COLLECTED DATA:
** START **

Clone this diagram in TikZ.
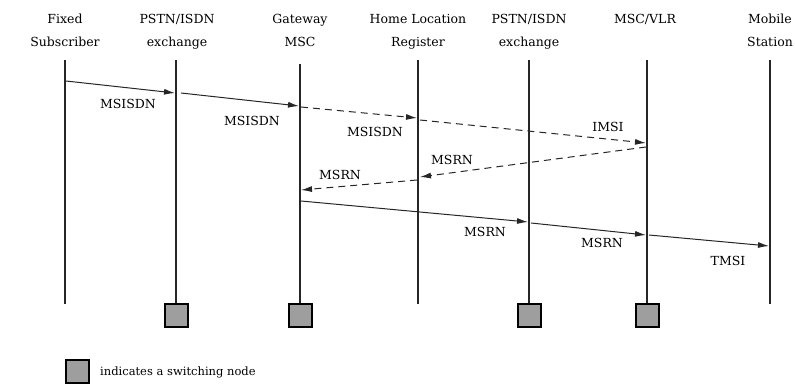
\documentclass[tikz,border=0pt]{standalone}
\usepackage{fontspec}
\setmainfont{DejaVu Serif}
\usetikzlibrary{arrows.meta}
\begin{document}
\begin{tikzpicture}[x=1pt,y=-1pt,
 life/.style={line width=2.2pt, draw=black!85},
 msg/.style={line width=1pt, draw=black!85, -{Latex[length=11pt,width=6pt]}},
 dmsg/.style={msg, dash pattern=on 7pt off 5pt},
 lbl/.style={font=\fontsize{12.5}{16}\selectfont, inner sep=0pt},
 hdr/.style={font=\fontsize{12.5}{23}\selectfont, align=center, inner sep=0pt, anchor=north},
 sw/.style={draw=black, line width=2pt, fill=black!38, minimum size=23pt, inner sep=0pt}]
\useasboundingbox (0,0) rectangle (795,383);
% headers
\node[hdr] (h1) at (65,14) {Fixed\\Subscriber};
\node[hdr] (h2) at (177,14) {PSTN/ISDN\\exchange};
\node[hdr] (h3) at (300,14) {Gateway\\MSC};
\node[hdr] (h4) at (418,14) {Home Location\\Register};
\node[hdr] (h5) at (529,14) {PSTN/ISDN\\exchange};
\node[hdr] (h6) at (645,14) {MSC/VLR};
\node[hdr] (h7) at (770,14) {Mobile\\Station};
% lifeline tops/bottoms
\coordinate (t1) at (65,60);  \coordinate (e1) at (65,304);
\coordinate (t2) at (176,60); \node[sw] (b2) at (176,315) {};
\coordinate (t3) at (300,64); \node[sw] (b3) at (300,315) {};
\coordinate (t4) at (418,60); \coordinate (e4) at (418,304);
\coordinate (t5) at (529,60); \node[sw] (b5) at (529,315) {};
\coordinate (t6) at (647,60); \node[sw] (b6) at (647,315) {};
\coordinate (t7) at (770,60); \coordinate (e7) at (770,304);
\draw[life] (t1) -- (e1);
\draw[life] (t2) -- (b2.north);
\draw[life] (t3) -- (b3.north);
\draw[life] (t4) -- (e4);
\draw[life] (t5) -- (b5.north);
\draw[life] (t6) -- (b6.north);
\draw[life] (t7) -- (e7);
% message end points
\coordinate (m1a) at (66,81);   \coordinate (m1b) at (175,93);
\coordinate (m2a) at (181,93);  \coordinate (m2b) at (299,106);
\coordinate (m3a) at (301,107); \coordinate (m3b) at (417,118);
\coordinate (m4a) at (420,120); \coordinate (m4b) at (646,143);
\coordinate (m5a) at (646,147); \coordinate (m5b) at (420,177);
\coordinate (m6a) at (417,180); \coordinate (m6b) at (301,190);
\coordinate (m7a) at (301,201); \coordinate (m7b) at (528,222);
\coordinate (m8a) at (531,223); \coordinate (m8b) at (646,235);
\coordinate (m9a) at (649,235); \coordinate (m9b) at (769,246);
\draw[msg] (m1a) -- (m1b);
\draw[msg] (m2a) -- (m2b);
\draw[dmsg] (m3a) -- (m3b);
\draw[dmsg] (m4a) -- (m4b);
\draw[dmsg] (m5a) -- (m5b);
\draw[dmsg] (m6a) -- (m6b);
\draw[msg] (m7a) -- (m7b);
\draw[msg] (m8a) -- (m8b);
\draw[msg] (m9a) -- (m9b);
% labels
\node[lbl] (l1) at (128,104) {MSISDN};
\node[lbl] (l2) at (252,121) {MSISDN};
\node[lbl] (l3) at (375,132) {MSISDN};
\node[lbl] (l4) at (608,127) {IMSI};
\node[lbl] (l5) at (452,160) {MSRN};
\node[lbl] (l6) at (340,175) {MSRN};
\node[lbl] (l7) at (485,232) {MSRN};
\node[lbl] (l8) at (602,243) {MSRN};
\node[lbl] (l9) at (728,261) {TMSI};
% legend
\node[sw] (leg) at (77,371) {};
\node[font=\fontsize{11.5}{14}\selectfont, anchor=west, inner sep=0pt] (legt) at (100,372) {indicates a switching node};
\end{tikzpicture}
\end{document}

** END **

WRITTEN TASK: Reproduce all of the material exactly, apart from the pictures.

WRITTEN REPLY:
Clone this diagram in TikZ.
\documentclass[tikz,border=0pt]{standalone}
\usepackage{fontspec}
\setmainfont{DejaVu Serif}
\usetikzlibrary{arrows.meta}
\begin{document}
\begin{tikzpicture}[x=1pt,y=-1pt,
 life/.style={line width=2.2pt, draw=black!85},
 msg/.style={line width=1pt, draw=black!85, -{Latex[length=11pt,width=6pt]}},
 dmsg/.style={msg, dash pattern=on 7pt off 5pt},
 lbl/.style={font=\fontsize{12.5}{16}\selectfont, inner sep=0pt},
 hdr/.style={font=\fontsize{12.5}{23}\selectfont, align=center, inner sep=0pt, anchor=north},
 sw/.style={draw=black, line width=2pt, fill=black!38, minimum size=23pt, inner sep=0pt}]
\useasboundingbox (0,0) rectangle (795,383);
% headers
\node[hdr] (h1) at (65,14) {Fixed\\Subscriber};
\node[hdr] (h2) at (177,14) {PSTN/ISDN\\exchange};
\node[hdr] (h3) at (300,14) {Gateway\\MSC};
\node[hdr] (h4) at (418,14) {Home Location\\Register};
\node[hdr] (h5) at (529,14) {PSTN/ISDN\\exchange};
\node[hdr] (h6) at (645,14) {MSC/VLR};
\node[hdr] (h7) at (770,14) {Mobile\\Station};
% lifeline tops/bottoms
\coordinate (t1) at (65,60);  \coordinate (e1) at (65,304);
\coordinate (t2) at (176,60); \node[sw] (b2) at (176,315) {};
\coordinate (t3) at (300,64); \node[sw] (b3) at (300,315) {};
\coordinate (t4) at (418,60); \coordinate (e4) at (418,304);
\coordinate (t5) at (529,60); \node[sw] (b5) at (529,315) {};
\coordinate (t6) at (647,60); \node[sw] (b6) at (647,315) {};
\coordinate (t7) at (770,60); \coordinate (e7) at (770,304);
\draw[life] (t1) -- (e1);
\draw[life] (t2) -- (b2.north);
\draw[life] (t3) -- (b3.north);
\draw[life] (t4) -- (e4);
\draw[life] (t5) -- (b5.north);
\draw[life] (t6) -- (b6.north);
\draw[life] (t7) -- (e7);
% message end points
\coordinate (m1a) at (66,81);   \coordinate (m1b) at (175,93);
\coordinate (m2a) at (181,93);  \coordinate (m2b) at (299,106);
\coordinate (m3a) at (301,107); \coordinate (m3b) at (417,118);
\coordinate (m4a) at (420,120); \coordinate (m4b) at (646,143);
\coordinate (m5a) at (646,147); \coordinate (m5b) at (420,177);
\coordinate (m6a) at (417,180); \coordinate (m6b) at (301,190);
\coordinate (m7a) at (301,201); \coordinate (m7b) at (528,222);
\coordinate (m8a) at (531,223); \coordinate (m8b) at (646,235);
\coordinate (m9a) at (649,235); \coordinate (m9b) at (769,246);
\draw[msg] (m1a) -- (m1b);
\draw[msg] (m2a) -- (m2b);
\draw[dmsg] (m3a) -- (m3b);
\draw[dmsg] (m4a) -- (m4b);
\draw[dmsg] (m5a) -- (m5b);
\draw[dmsg] (m6a) -- (m6b);
\draw[msg] (m7a) -- (m7b);
\draw[msg] (m8a) -- (m8b);
\draw[msg] (m9a) -- (m9b);
% labels
\node[lbl] (l1) at (128,104) {MSISDN};
\node[lbl] (l2) at (252,121) {MSISDN};
\node[lbl] (l3) at (375,132) {MSISDN};
\node[lbl] (l4) at (608,127) {IMSI};
\node[lbl] (l5) at (452,160) {MSRN};
\node[lbl] (l6) at (340,175) {MSRN};
\node[lbl] (l7) at (485,232) {MSRN};
\node[lbl] (l8) at (602,243) {MSRN};
\node[lbl] (l9) at (728,261) {TMSI};
% legend
\node[sw] (leg) at (77,371) {};
\node[font=\fontsize{11.5}{14}\selectfont, anchor=west, inner sep=0pt] (legt) at (100,372) {indicates a switching node};
\end{tikzpicture}
\end{document}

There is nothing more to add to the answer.